**Do this**.
All lines featuring the string "that" are to be listed.

☆ ☆ ☆

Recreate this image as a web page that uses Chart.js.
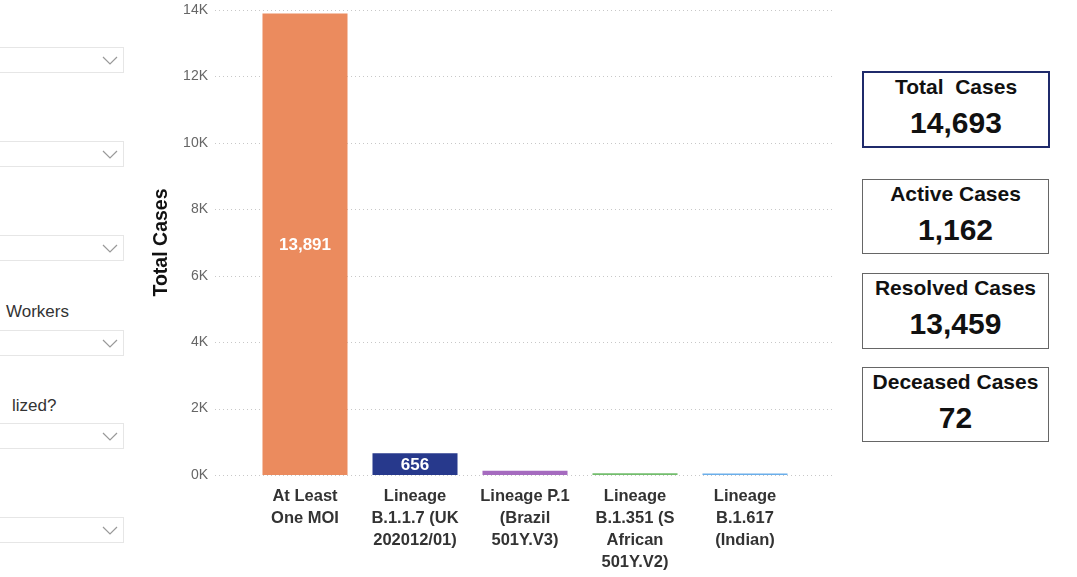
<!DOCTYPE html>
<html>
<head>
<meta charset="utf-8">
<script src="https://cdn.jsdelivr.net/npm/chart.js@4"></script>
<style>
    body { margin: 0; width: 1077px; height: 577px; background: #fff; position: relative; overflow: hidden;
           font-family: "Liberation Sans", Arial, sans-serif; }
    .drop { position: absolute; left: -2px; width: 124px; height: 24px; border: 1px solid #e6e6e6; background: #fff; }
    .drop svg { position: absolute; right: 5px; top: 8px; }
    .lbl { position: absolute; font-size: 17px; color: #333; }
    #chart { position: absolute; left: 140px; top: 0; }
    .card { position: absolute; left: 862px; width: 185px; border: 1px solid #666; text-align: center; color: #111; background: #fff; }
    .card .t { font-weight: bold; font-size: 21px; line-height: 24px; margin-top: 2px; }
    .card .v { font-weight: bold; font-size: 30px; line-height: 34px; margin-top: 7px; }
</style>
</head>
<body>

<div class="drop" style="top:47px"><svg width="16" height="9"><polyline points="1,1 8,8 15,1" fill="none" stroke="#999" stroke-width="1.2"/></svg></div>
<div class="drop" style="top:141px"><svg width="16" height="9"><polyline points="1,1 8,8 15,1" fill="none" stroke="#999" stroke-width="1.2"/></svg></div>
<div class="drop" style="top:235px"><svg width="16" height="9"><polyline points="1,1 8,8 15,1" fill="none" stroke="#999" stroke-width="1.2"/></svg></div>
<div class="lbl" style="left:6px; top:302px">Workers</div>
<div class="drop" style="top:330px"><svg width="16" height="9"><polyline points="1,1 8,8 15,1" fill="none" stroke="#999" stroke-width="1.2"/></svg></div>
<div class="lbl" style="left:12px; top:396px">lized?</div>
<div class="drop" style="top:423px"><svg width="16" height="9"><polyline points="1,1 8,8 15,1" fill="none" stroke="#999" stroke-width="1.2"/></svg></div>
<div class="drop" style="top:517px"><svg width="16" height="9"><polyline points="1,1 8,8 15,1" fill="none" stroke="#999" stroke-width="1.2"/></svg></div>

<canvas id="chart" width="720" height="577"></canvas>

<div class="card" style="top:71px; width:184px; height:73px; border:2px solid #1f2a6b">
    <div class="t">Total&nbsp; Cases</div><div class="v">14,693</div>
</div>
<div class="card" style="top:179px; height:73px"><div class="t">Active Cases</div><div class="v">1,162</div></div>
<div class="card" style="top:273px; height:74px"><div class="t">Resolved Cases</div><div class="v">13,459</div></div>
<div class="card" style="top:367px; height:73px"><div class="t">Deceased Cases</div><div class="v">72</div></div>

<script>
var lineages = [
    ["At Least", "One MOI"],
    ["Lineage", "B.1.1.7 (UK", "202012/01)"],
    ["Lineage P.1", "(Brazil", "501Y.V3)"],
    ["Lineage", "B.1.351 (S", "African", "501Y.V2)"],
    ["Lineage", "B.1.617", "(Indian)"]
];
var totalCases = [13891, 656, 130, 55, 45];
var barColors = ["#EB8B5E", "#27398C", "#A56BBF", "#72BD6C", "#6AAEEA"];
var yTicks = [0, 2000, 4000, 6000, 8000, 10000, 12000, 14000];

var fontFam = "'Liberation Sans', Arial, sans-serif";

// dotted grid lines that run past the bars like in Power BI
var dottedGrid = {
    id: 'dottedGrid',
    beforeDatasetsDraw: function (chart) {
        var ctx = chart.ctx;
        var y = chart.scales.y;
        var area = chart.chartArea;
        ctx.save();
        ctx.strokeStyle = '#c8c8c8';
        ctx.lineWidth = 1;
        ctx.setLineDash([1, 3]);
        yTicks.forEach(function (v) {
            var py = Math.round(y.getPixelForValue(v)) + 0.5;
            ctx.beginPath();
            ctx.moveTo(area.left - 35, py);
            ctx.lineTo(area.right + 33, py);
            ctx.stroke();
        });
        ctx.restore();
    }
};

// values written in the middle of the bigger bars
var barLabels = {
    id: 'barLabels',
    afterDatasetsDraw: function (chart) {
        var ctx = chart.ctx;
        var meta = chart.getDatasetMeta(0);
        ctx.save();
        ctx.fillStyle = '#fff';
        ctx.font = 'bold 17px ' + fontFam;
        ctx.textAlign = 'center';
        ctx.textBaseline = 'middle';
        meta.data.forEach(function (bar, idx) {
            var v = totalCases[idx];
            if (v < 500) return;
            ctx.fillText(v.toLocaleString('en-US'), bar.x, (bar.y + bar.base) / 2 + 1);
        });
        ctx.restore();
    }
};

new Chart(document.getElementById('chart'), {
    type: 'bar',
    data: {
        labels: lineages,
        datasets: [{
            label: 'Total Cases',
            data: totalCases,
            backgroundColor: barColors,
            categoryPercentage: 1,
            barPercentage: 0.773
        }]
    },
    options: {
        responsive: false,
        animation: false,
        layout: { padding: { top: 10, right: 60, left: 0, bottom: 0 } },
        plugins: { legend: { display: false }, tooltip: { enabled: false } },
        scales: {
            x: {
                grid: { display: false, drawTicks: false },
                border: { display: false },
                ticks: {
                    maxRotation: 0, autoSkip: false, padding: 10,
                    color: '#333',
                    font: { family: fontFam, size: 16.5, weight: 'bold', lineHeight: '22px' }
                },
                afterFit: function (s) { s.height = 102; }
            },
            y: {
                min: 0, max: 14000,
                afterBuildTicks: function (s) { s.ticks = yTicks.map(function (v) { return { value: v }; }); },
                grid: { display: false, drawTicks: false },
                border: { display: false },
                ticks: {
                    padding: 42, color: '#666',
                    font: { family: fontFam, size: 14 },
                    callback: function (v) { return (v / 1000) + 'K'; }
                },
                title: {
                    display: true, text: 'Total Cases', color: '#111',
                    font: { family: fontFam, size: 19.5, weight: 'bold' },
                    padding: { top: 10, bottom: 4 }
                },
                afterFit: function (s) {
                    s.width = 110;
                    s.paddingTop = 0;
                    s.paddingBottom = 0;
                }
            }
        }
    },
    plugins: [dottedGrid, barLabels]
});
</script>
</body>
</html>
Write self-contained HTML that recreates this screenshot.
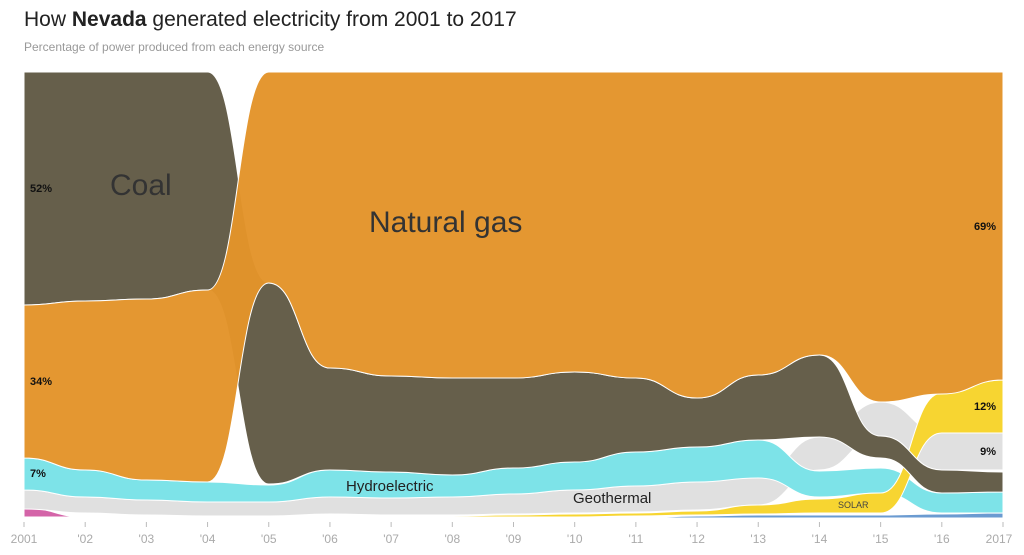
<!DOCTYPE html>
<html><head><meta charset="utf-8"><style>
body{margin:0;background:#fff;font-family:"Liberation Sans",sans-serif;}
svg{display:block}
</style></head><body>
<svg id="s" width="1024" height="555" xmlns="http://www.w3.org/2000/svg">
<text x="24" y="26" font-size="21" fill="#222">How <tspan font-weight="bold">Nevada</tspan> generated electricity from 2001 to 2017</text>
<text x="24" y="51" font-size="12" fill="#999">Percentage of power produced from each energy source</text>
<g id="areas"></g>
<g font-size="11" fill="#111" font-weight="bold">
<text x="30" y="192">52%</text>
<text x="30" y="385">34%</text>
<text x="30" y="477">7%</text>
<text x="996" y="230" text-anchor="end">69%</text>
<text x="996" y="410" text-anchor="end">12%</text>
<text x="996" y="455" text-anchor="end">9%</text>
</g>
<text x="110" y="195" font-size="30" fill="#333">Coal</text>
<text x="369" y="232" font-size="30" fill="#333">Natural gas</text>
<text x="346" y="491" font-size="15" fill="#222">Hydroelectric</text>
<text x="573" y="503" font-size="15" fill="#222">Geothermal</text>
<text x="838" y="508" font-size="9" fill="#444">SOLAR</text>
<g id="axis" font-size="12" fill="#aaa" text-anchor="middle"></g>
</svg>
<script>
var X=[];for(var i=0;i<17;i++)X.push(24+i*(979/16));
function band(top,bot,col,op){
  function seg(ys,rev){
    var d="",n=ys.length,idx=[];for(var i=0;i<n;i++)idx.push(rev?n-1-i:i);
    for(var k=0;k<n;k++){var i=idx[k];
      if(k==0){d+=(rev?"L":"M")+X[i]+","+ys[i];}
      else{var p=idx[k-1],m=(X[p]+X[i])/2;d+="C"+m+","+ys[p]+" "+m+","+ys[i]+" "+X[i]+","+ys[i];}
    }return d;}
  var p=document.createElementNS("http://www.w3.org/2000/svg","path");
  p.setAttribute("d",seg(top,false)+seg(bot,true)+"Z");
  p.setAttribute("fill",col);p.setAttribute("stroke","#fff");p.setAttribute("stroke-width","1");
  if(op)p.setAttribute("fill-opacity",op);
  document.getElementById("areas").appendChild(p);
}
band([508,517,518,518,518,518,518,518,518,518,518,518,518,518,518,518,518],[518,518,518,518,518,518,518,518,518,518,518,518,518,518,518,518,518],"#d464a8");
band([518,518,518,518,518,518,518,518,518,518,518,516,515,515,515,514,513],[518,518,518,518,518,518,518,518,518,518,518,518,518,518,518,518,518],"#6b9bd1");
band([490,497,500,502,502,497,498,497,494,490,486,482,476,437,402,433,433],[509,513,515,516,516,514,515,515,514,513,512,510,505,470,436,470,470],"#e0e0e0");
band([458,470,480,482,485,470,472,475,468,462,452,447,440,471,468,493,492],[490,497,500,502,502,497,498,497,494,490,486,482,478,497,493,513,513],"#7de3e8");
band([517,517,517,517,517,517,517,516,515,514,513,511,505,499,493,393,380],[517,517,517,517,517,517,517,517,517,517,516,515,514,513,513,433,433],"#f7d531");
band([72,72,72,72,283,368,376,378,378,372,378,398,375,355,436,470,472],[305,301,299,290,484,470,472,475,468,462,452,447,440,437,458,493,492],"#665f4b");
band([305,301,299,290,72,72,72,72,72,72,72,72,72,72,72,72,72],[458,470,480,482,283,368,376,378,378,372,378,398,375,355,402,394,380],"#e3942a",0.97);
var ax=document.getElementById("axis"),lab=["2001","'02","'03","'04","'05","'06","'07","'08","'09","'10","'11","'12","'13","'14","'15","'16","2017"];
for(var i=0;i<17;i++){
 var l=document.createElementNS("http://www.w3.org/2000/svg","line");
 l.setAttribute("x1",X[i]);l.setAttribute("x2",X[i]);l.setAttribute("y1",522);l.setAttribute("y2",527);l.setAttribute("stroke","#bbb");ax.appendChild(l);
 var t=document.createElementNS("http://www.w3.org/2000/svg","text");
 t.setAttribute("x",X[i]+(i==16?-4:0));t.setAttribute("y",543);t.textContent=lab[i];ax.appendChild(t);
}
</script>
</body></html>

☆ ☆ ☆

**Result of the task**.
Recreate this image as a web page that uses Chart.js.
// dotted grid lines that run past the bars like in Power BI
Write self-contained HTML that recreates this screenshot.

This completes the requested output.